Posted May 18, 2022 8:43 UTC (Wed) by dgc (subscriber, #6611) [Link]

True, but it doesn't really matter _which find_ was used if it only used 100% CPU. A parallel find that was constrained to a single cpu would behave the same.

FWIW, I do know there are find (and other tool) variants out there that are multi-threaded. I use tools like lbzip2 because compression is another common operation that is trivially parallelisable. The problem is we have to go out of our way to discover and then install multi-threaded tools. It is long past the point where the distros should be defaulting to parallelised versions of common tools rather than they being the exception...

-Dave.

Dynamically allocated pseudo-filesystems

Posted May 26, 2022 14:31 UTC (Thu) by mrugiero (guest, #153040) [Link]

> I use tools like lbzip2 because compression is another common operation that is trivially parallelisable.

There are caveats for complession.
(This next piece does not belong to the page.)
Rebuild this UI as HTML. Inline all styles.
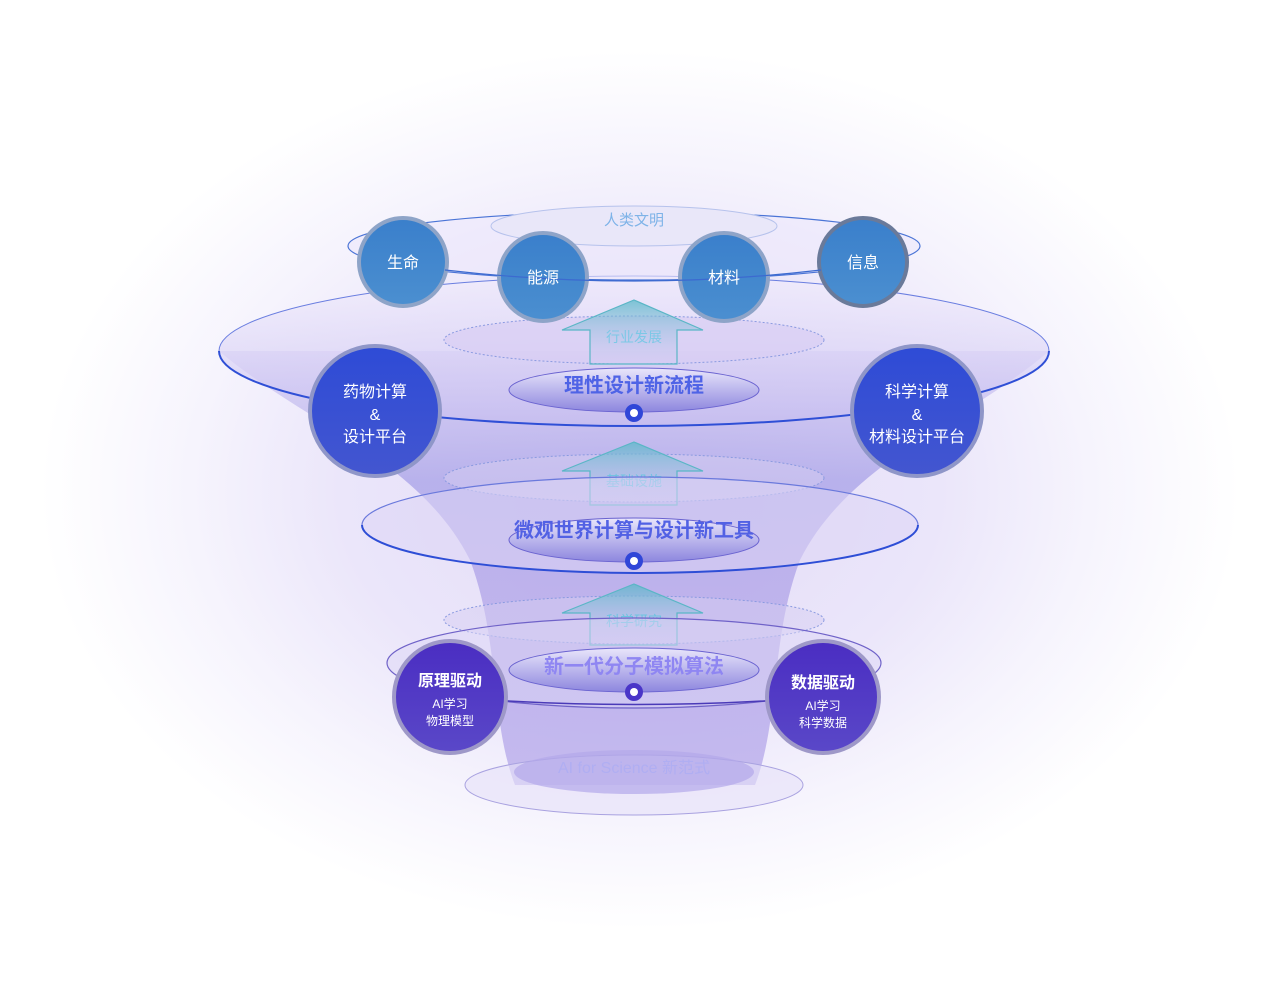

Block schemes like bzip2 are trivially parallelisable with increased memory usage (which is quite low anyway) as the only drawback, but Lempel-Ziv and streaming compressors in general may take a hit to compression ratio, at least if done without care.

Dynamically allocated pseudo-filesystems

Posted May 23, 2022 4:33 UTC (Mon) by alison (subscriber, #63752) [Link]
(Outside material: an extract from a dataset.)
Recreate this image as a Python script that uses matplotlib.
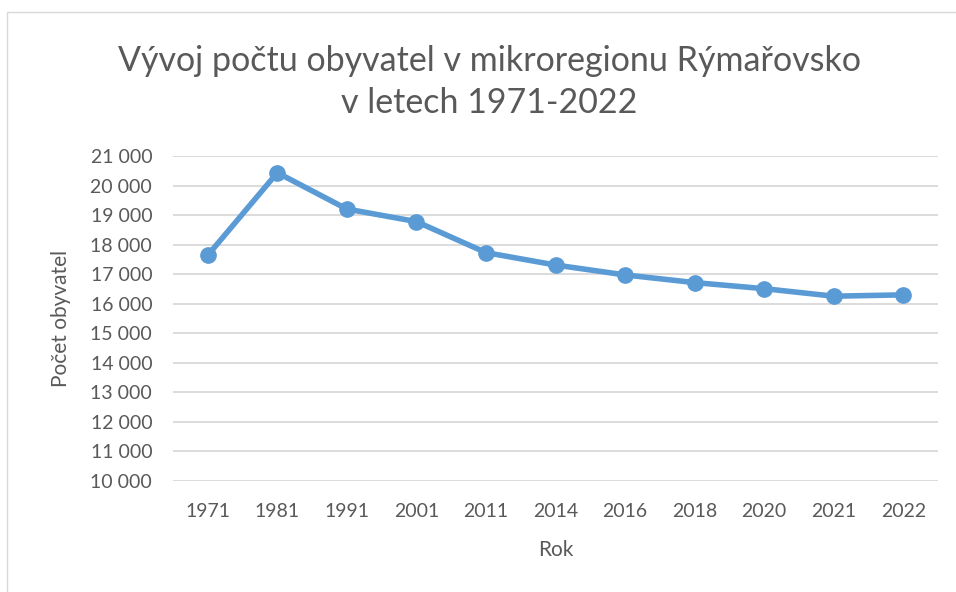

A colleague once filed a bug ticket with the complaint that "find" on /proc took so long. "Tell Linus," I wrote in the comments and marked as "Won't Fix."

Dynamically allocated pseudo-filesystems

Posted May 18, 2022 10:36 UTC (Wed) by adobriyan (subscriber, #30858) [Link]

/proc probably needs it's own specialised finder because of how everything is lumped together.

net sysctl stuff is very over represented:
golden record in in /proc/sys/net which is effectively copied to /proc/$pid/net, /proc/$pid/task/$pid/net (pid is the same!)
and /proc/$pid/task/$tid/net. Add /proc/*/fd and /proc/*/map_files and it is unbounded.

"find /proc -type f -inum +4026531839" to search for something not in /proc/$pid/ doesn't help with memory problem
because find doesn't know to not recurse into top level process stuff.

Filtering out names full of integers will skip directories in /proc/bus/pci so it is not reliable either.